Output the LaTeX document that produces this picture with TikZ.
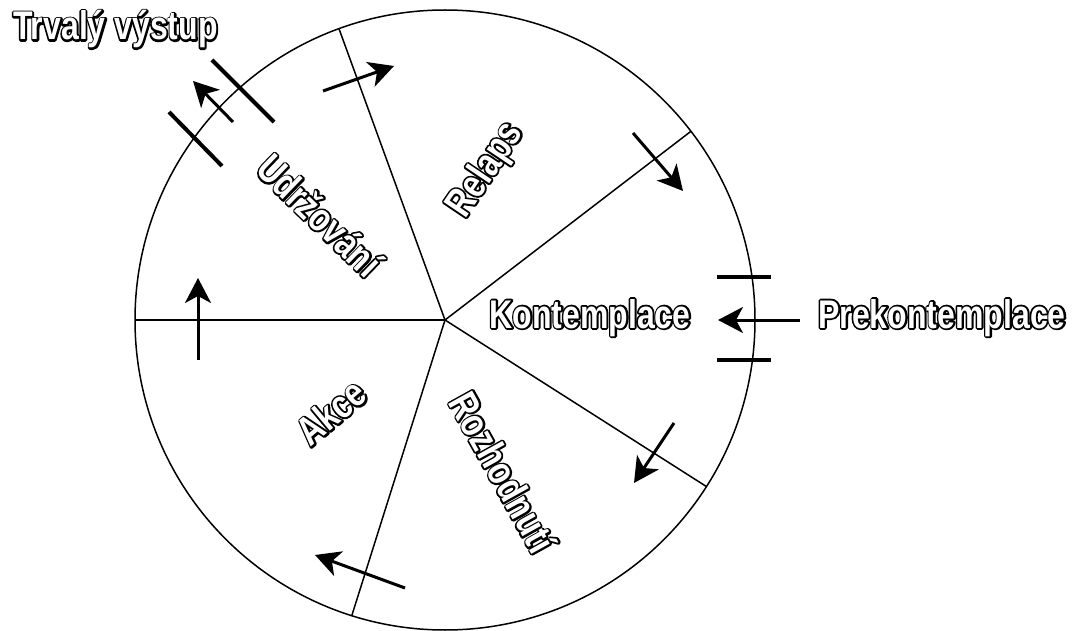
\documentclass[tikz,border=0pt]{standalone}
\usepackage{fontspec}
\usetikzlibrary{arrows.meta}
\newfontfamily\lblfont[FakeStretch=0.8]{Liberation Sans}
% hollow letters: black stroked copy under a white copy
\newcommand{\outl}[1]{\rlap{\special{pdf:literal direct 2 Tr 3.6 w 1 j 0 G 0 g}#1\special{pdf:literal direct 0 Tr 1 g 1 G}}#1}

\begin{document}
\begin{tikzpicture}[x=1pt,y=-1pt,
  lbl/.style={text=white,inner sep=0pt,font=\lblfont\bfseries\fontsize{40}{40}\selectfont},
  rim/.style={line width=1.5pt},
  a/.style={-{Stealth[length=25pt,width=26pt,inset=7pt]},line width=3pt},
  bar/.style={line width=4pt}]
  \useasboundingbox (0,0) rectangle (1085,631);
  \coordinate (c) at (445,320);
  % wheel
  \draw[rim] (c) circle[radius=310];
  \foreach \ang in {180,-110,-37.5,32.5,107.5}
    \draw[rim] (c) -- ++(\ang:310);
  % stage labels
  \node[lbl,anchor=base] (kon) at (590,328) {\outl{Kontemplace}};
  \node[lbl,anchor=base] (pre) at (942,328) {\outl{Prekontemplace}};
  \node[lbl,anchor=base west] (trv) at (13,40) {\outl{Trval\'y v\'ystup}};
  \node[lbl,rotate=-44] (udr) at (320,215) {\outl{Udržování}};
  \node[lbl,rotate=56] (rel) at (486,170) {\outl{Relaps}};
  \node[lbl,rotate=-61] (roz) at (503,472) {\outl{Rozhodnutí}};
  \node[lbl,rotate=40] (akc) at (331,412) {\outl{Akce}};
  % cycle arrows
  \draw[a] (323,91) -- (394,66);
  \draw[a] (633,133) -- (683,191);
  \draw[a] (674,423) -- (634,483);
  \draw[a] (405,588) -- (315,555);
  \draw[a] (198,360) -- (198,278);
  % entry
  \draw[a] (800,320) -- (718,320);
  \draw[bar] (717,277) -- (771,277);
  \draw[bar] (717,360) -- (771,360);
  % exit
  \draw[a] (233,122) -- (193,81);
  \draw[bar] (212,60) -- (274,122);
  \draw[bar] (169,112) -- (222,166);
\end{tikzpicture}
\end{document}
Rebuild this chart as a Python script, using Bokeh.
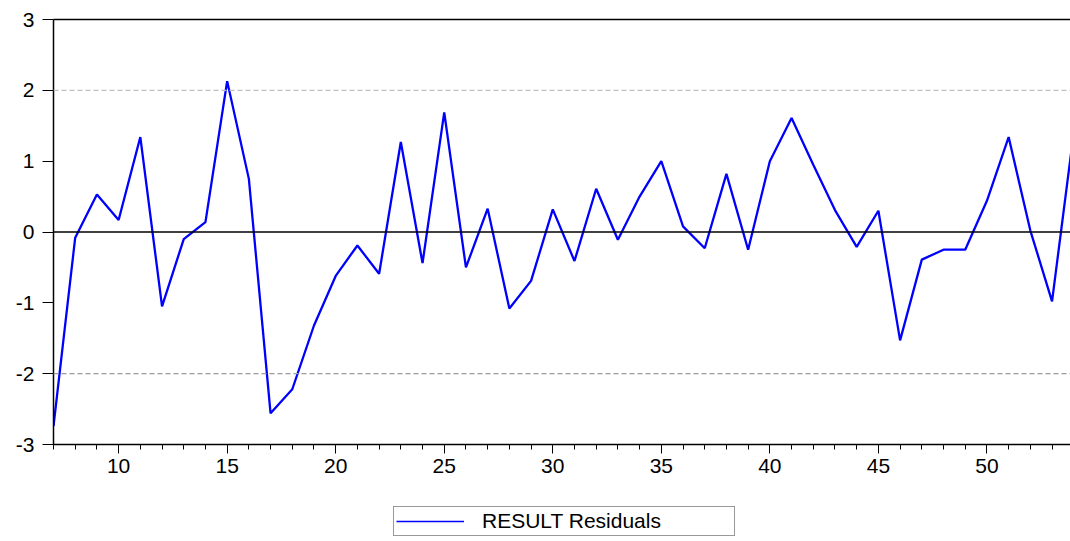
from bokeh.plotting import figure
from bokeh.layouts import column
from bokeh.models import (Range1d, SingleIntervalTicker, FixedTicker, LinearAxis,
                          Span, Legend, LegendItem, ColumnDataSource)
from bokeh.embed import file_html
from bokeh.resources import INLINE

# ---- data ----
obs = list(range(7, 55))
residuals = [-2.74, -0.08, 0.53, 0.17, 1.34, -1.05, -0.10, 0.14, 2.13, 0.75,
             -2.56, -2.22, -1.32, -0.62, -0.19, -0.59, 1.27, -0.44, 1.69, -0.50,
             0.33, -1.08, -0.69, 0.32, -0.41, 0.61, -0.11, 0.50, 1.00, 0.08,
             -0.23, 0.82, -0.25, 1.00, 1.61, 0.95, 0.31, -0.21, 0.30, -1.53,
             -0.39, -0.25, -0.25, 0.44, 1.34, 0.02, -0.98, 1.41]
y_ticks = [-3, -2, -1, 0, 1, 2, 3]
series_label = "RESULT Residuals"

FONT = "Liberation Sans"
LINE_COLOR = "#0000ff"

p = figure(width=1070, height=484, output_backend="svg", toolbar_location=None,
           x_range=Range1d(7, 53.85), y_range=Range1d(-3, 3),
           min_border_left=53, min_border_right=0, min_border_top=19,
           min_border_bottom=40)
p.outline_line_color = None
p.background_fill_color = "white"
p.border_fill_color = "white"
p.xgrid.visible = False
p.ygrid.visible = False

# x axis
xa = p.xaxis[0]
xa.ticker = SingleIntervalTicker(interval=5, num_minor_ticks=5)
xa.axis_line_color = "black"
xa.axis_line_width = 1.5
xa.major_tick_line_color = "black"
xa.minor_tick_line_color = "black"
xa.major_tick_in = 0
xa.major_tick_out = 9
xa.minor_tick_in = 0
xa.minor_tick_out = 5
xa.major_label_standoff = 5
xa.major_label_text_font = FONT
xa.major_label_text_font_size = "21px"
xa.major_label_text_color = "black"

# y axis
ya = p.yaxis[0]
ya.ticker = FixedTicker(ticks=y_ticks)
ya.major_label_overrides = {t: str(t) for t in y_ticks}
ya.axis_line_color = "black"
ya.axis_line_width = 1.5
ya.major_tick_line_color = "black"
ya.minor_tick_line_color = None
ya.major_tick_in = 0
ya.major_tick_out = 11
ya.major_label_standoff = 8
ya.major_label_text_font = FONT
ya.major_label_text_font_size = "21px"
ya.major_label_text_color = "black"

# top frame line
top = LinearAxis(ticker=FixedTicker(ticks=[]), axis_line_color="black",
                 axis_line_width=1.5, major_label_text_font_size="0px",
                 major_tick_out=0, minor_tick_out=0)
p.add_layout(top, "above")

# reference lines
p.add_layout(Span(location=2, dimension="width", line_color="#c0c0c0",
                  line_width=1.2, line_dash="5 3"))
p.add_layout(Span(location=-2, dimension="width", line_color="#9a9a9a",
                  line_width=1.2, line_dash="5 3"))
p.add_layout(Span(location=0, dimension="width", line_color="black",
                  line_width=1.3))

src = ColumnDataSource(dict(x=obs, y=residuals))
p.line("x", "y", source=src, line_color=LINE_COLOR, line_width=2.3)

# ---- legend strip below the chart ----
leg = figure(width=1070, height=57, output_backend="svg", toolbar_location=None,
             x_range=Range1d(0, 1), y_range=Range1d(0, 1),
             x_axis_location=None, y_axis_location=None,
             min_border=0, min_border_left=0, min_border_right=0,
             min_border_top=0, min_border_bottom=0)
leg.outline_line_color = None
leg.xgrid.visible = False
leg.ygrid.visible = False
# same series, outside this strip's ranges: only its legend entry shows
proxy = leg.line("x", "y", source=src, line_color=LINE_COLOR, line_width=1.5)

legend = Legend(items=[LegendItem(label=series_label, renderers=[proxy])],
                location=(340, 5), margin=0, padding=2,
                glyph_width=68, glyph_height=20, label_height=20,
                label_standoff=18, label_width=250,
                label_text_font=FONT, label_text_font_size="21px",
                label_text_color="black",
                border_line_color="#333333", border_line_width=1,
                background_fill_color="white", background_fill_alpha=1.0)
leg.add_layout(legend, "center")

layout = column(p, leg, spacing=0)
open("out.html", "w").write(file_html(layout, INLINE))
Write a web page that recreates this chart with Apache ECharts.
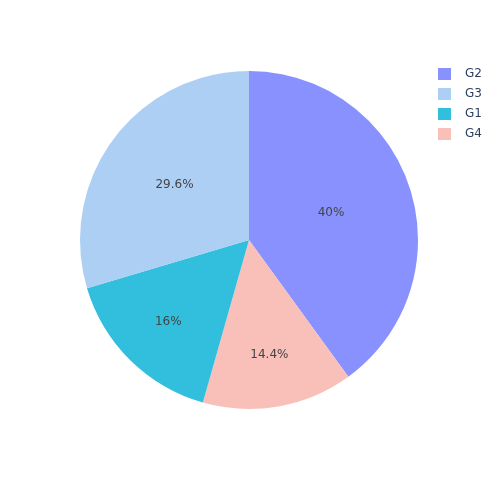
<!DOCTYPE html>
<html><head><meta charset="utf-8">
<script src="https://cdn.jsdelivr.net/npm/echarts@6/dist/echarts.min.js"></script>
<style>html,body{margin:0;padding:0;background:#fff}#c{width:500px;height:500px}</style>
</head><body><div id="c"></div>
<script>
const categories = ['G2', 'G4', 'G1', 'G3'];
const values = [25, 9, 10, 18.5];
const colors = ['#8891fe', '#f8c0b9', '#31bfdd', '#aecff4'];
const legendOrder = ['G2', 'G3', 'G1', 'G4'];
// radial placement of each inside label, as fraction of radius
const labelRadialFactor = [0.51, 0.69, 0.68, 0.55];

const CX = 249, CY = 240, R = 169;
const chart = echarts.init(document.getElementById('c'));
chart.setOption({
  animation: false,
  legend: {
    orient: 'vertical', left: 438, top: 68, padding: 0,
    itemWidth: 13, itemHeight: 12, itemGap: 8,
    icon: 'rect',
    data: legendOrder,
    textStyle: { color: '#2a3f5f', fontFamily: 'DejaVu Sans', fontSize: 12, padding: [0, 0, 0, 9] }
  },
  series: [{
    type: 'pie',
    center: [CX, CY],
    radius: [0, R],
    startAngle: 90,
    clockwise: true,
    data: categories.map((n, i) => ({ name: n, value: values[i], itemStyle: { color: colors[i] } })),
    label: {
      position: 'inside',
      formatter: p => (+p.percent.toFixed(1)) + '%',
      color: '#444',
      fontFamily: 'DejaVu Sans',
      fontSize: 12
    },
    labelLayout: function (params) {
      const r = params.labelRect;
      const lx = r.x + r.width / 2, ly = r.y + r.height / 2;
      const dx = lx - CX, dy = ly - CY;
      const d = Math.sqrt(dx * dx + dy * dy) || 1;
      const f = labelRadialFactor[params.dataIndex] * R / d;
      return { x: CX + dx * f, y: CY + dy * f, align: 'center', verticalAlign: 'middle' };
    },
    labelLine: { show: false },
    emphasis: { disabled: true }
  }]
});
</script></body></html>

──────────

(Exercise aim): Repeat the listing above up to and including the line with "direct 2 Tr", starting from its first line. Drop any pictures.

(Final result):
Output the LaTeX document that produces this picture with TikZ.
\documentclass[tikz,border=0pt]{standalone}
\usepackage{fontspec}
\usetikzlibrary{arrows.meta}
\newfontfamily\lblfont[FakeStretch=0.8]{Liberation Sans}
% hollow letters: black stroked copy under a white copy
\newcommand{\outl}[1]{\rlap{\special{pdf:literal direct 2 Tr 3.6 w 1 j 0 G 0 g}#1\special{pdf:literal direct 0 Tr 1 g 1 G}}#1}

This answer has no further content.